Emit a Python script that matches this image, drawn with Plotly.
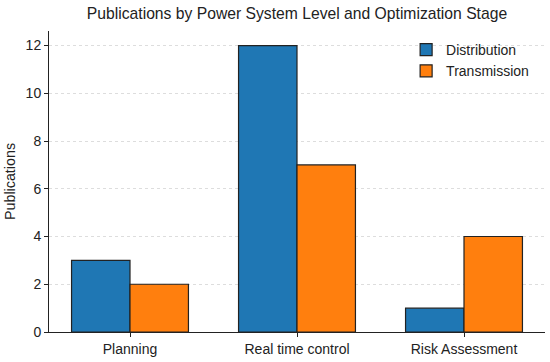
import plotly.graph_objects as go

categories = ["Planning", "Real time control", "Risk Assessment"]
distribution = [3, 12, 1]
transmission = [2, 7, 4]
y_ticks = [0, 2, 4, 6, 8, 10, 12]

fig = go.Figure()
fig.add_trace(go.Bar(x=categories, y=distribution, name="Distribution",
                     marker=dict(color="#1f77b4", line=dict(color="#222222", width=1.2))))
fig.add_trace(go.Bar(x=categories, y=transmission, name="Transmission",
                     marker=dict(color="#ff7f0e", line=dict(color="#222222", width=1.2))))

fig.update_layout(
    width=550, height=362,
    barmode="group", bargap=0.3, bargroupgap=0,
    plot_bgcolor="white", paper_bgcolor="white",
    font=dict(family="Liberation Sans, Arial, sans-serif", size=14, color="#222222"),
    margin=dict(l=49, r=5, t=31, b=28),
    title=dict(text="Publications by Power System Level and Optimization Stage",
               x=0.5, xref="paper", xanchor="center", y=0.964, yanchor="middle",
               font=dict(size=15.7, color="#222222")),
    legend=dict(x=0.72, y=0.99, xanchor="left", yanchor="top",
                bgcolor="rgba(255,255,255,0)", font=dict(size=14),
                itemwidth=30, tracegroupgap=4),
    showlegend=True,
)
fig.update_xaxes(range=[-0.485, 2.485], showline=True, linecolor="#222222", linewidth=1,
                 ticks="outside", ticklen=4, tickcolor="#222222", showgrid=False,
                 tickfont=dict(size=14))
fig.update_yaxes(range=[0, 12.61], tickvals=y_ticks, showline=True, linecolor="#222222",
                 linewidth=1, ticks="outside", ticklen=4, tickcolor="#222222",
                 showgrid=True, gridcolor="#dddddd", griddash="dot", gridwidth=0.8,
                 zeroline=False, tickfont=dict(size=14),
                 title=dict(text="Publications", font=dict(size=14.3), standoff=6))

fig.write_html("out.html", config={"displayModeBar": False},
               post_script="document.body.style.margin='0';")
┄┄┄┄┄┄┄┄┄┄┄┄┄┄┄┄┄┄┄┄
In the data above, please extract the lines from the first one through the line with "y_ticks = [0, 2, 4, 6, 8, 10, 12]", exactly, and keep pictures out.

Solution:
Emit a Python script that matches this image, drawn with Plotly.
import plotly.graph_objects as go

categories = ["Planning", "Real time control", "Risk Assessment"]
distribution = [3, 12, 1]
transmission = [2, 7, 4]
y_ticks = [0, 2, 4, 6, 8, 10, 12]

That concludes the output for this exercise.